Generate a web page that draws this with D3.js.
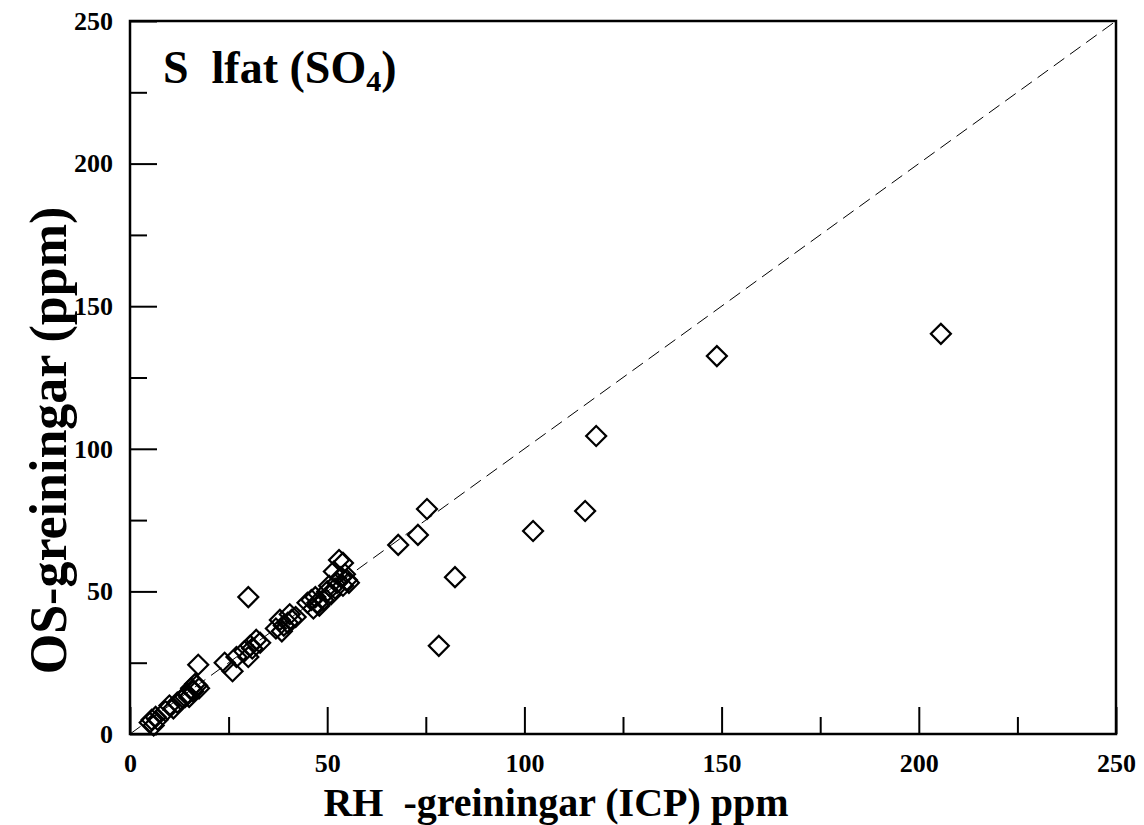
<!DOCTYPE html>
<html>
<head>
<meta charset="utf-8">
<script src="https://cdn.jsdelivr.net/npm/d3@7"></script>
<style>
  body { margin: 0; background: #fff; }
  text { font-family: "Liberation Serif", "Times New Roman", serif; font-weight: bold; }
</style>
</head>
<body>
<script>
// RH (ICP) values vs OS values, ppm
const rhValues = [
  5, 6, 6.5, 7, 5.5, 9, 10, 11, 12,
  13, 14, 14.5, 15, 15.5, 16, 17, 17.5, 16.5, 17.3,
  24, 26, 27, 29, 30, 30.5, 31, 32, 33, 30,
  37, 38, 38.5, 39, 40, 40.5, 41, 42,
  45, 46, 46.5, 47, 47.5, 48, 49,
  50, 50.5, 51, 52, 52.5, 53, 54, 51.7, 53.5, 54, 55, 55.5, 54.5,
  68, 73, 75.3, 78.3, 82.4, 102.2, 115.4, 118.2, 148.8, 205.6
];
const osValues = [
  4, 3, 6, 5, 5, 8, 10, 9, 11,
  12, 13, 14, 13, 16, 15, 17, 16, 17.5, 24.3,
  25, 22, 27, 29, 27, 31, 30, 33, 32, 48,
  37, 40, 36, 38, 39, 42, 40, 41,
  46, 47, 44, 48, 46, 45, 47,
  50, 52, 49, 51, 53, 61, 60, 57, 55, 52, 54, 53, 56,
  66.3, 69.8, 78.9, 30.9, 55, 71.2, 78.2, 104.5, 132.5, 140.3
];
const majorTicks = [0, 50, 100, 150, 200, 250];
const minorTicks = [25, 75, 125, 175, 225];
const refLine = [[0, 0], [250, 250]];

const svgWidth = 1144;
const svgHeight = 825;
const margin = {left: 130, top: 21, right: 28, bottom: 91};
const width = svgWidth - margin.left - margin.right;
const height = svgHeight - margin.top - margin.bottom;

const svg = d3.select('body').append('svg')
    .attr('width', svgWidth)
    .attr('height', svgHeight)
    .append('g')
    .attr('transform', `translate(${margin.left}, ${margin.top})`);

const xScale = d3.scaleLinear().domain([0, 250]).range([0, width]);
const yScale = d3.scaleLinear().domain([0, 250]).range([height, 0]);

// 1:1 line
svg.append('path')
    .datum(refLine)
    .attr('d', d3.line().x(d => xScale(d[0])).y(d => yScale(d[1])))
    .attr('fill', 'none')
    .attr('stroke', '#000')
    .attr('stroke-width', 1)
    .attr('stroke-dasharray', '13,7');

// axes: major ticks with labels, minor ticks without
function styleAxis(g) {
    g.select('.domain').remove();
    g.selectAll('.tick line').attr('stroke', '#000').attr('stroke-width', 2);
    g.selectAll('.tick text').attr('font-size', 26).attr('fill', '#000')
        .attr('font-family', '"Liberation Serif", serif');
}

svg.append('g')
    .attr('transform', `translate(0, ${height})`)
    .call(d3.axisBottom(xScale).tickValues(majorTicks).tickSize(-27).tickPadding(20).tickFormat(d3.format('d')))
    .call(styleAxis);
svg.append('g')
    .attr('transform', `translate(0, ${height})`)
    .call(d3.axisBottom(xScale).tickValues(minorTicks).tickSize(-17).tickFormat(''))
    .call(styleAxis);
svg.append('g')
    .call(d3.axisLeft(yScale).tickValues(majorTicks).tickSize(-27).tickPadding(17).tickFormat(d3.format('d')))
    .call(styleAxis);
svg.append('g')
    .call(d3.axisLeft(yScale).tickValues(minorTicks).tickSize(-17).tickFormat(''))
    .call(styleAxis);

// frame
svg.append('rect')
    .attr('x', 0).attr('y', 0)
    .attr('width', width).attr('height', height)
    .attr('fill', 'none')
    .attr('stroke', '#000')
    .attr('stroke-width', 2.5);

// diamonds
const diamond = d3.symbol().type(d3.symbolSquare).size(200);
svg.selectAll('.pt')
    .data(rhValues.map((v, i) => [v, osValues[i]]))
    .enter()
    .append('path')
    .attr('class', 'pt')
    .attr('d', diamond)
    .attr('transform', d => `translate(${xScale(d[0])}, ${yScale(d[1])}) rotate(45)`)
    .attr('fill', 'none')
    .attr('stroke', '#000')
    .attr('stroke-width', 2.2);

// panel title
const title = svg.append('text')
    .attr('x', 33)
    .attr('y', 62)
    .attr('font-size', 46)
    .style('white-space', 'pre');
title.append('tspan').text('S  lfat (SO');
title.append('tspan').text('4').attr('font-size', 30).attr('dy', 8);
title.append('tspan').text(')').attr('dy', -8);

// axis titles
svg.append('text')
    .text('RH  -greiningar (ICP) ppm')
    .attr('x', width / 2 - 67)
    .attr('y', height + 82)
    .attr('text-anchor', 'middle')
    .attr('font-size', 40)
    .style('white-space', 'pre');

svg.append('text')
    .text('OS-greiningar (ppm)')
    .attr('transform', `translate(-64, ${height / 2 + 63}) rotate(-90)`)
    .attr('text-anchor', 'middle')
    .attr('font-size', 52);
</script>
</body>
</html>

## TASK STATEMENT
Exactly as written, return every line of the listing, but not the pictures.

## COMPLETE RESPONSE
Generate a web page that draws this with D3.js.
<!DOCTYPE html>
<html>
<head>
<meta charset="utf-8">
<script src="https://cdn.jsdelivr.net/npm/d3@7"></script>
<style>
  body { margin: 0; background: #fff; }
  text { font-family: "Liberation Serif", "Times New Roman", serif; font-weight: bold; }
</style>
</head>
<body>
<script>
// RH (ICP) values vs OS values, ppm
const rhValues = [
  5, 6, 6.5, 7, 5.5, 9, 10, 11, 12,
  13, 14, 14.5, 15, 15.5, 16, 17, 17.5, 16.5, 17.3,
  24, 26, 27, 29, 30, 30.5, 31, 32, 33, 30,
  37, 38, 38.5, 39, 40, 40.5, 41, 42,
  45, 46, 46.5, 47, 47.5, 48, 49,
  50, 50.5, 51, 52, 52.5, 53, 54, 51.7, 53.5, 54, 55, 55.5, 54.5,
  68, 73, 75.3, 78.3, 82.4, 102.2, 115.4, 118.2, 148.8, 205.6
];
const osValues = [
  4, 3, 6, 5, 5, 8, 10, 9, 11,
  12, 13, 14, 13, 16, 15, 17, 16, 17.5, 24.3,
  25, 22, 27, 29, 27, 31, 30, 33, 32, 48,
  37, 40, 36, 38, 39, 42, 40, 41,
  46, 47, 44, 48, 46, 45, 47,
  50, 52, 49, 51, 53, 61, 60, 57, 55, 52, 54, 53, 56,
  66.3, 69.8, 78.9, 30.9, 55, 71.2, 78.2, 104.5, 132.5, 140.3
];
const majorTicks = [0, 50, 100, 150, 200, 250];
const minorTicks = [25, 75, 125, 175, 225];
const refLine = [[0, 0], [250, 250]];

const svgWidth = 1144;
const svgHeight = 825;
const margin = {left: 130, top: 21, right: 28, bottom: 91};
const width = svgWidth - margin.left - margin.right;
const height = svgHeight - margin.top - margin.bottom;

const svg = d3.select('body').append('svg')
    .attr('width', svgWidth)
    .attr('height', svgHeight)
    .append('g')
    .attr('transform', `translate(${margin.left}, ${margin.top})`);

const xScale = d3.scaleLinear().domain([0, 250]).range([0, width]);
const yScale = d3.scaleLinear().domain([0, 250]).range([height, 0]);

// 1:1 line
svg.append('path')
    .datum(refLine)
    .attr('d', d3.line().x(d => xScale(d[0])).y(d => yScale(d[1])))
    .attr('fill', 'none')
    .attr('stroke', '#000')
    .attr('stroke-width', 1)
    .attr('stroke-dasharray', '13,7');

// axes: major ticks with labels, minor ticks without
function styleAxis(g) {
    g.select('.domain').remove();
    g.selectAll('.tick line').attr('stroke', '#000').attr('stroke-width', 2);
    g.selectAll('.tick text').attr('font-size', 26).attr('fill', '#000')
        .attr('font-family', '"Liberation Serif", serif');
}

svg.append('g')
    .attr('transform', `translate(0, ${height})`)
    .call(d3.axisBottom(xScale).tickValues(majorTicks).tickSize(-27).tickPadding(20).tickFormat(d3.format('d')))
    .call(styleAxis);
svg.append('g')
    .attr('transform', `translate(0, ${height})`)
    .call(d3.axisBottom(xScale).tickValues(minorTicks).tickSize(-17).tickFormat(''))
    .call(styleAxis);
svg.append('g')
    .call(d3.axisLeft(yScale).tickValues(majorTicks).tickSize(-27).tickPadding(17).tickFormat(d3.format('d')))
    .call(styleAxis);
svg.append('g')
    .call(d3.axisLeft(yScale).tickValues(minorTicks).tickSize(-17).tickFormat(''))
    .call(styleAxis);

// frame
svg.append('rect')
    .attr('x', 0).attr('y', 0)
    .attr('width', width).attr('height', height)
    .attr('fill', 'none')
    .attr('stroke', '#000')
    .attr('stroke-width', 2.5);

// diamonds
const diamond = d3.symbol().type(d3.symbolSquare).size(200);
svg.selectAll('.pt')
    .data(rhValues.map((v, i) => [v, osValues[i]]))
    .enter()
    .append('path')
    .attr('class', 'pt')
    .attr('d', diamond)
    .attr('transform', d => `translate(${xScale(d[0])}, ${yScale(d[1])}) rotate(45)`)
    .attr('fill', 'none')
    .attr('stroke', '#000')
    .attr('stroke-width', 2.2);

// panel title
const title = svg.append('text')
    .attr('x', 33)
    .attr('y', 62)
    .attr('font-size', 46)
    .style('white-space', 'pre');
title.append('tspan').text('S  lfat (SO');
title.append('tspan').text('4').attr('font-size', 30).attr('dy', 8);
title.append('tspan').text(')').attr('dy', -8);

// axis titles
svg.append('text')
    .text('RH  -greiningar (ICP) ppm')
    .attr('x', width / 2 - 67)
    .attr('y', height + 82)
    .attr('text-anchor', 'middle')
    .attr('font-size', 40)
    .style('white-space', 'pre');

svg.append('text')
    .text('OS-greiningar (ppm)')
    .attr('transform', `translate(-64, ${height / 2 + 63}) rotate(-90)`)
    .attr('text-anchor', 'middle')
    .attr('font-size', 52);
</script>
</body>
</html>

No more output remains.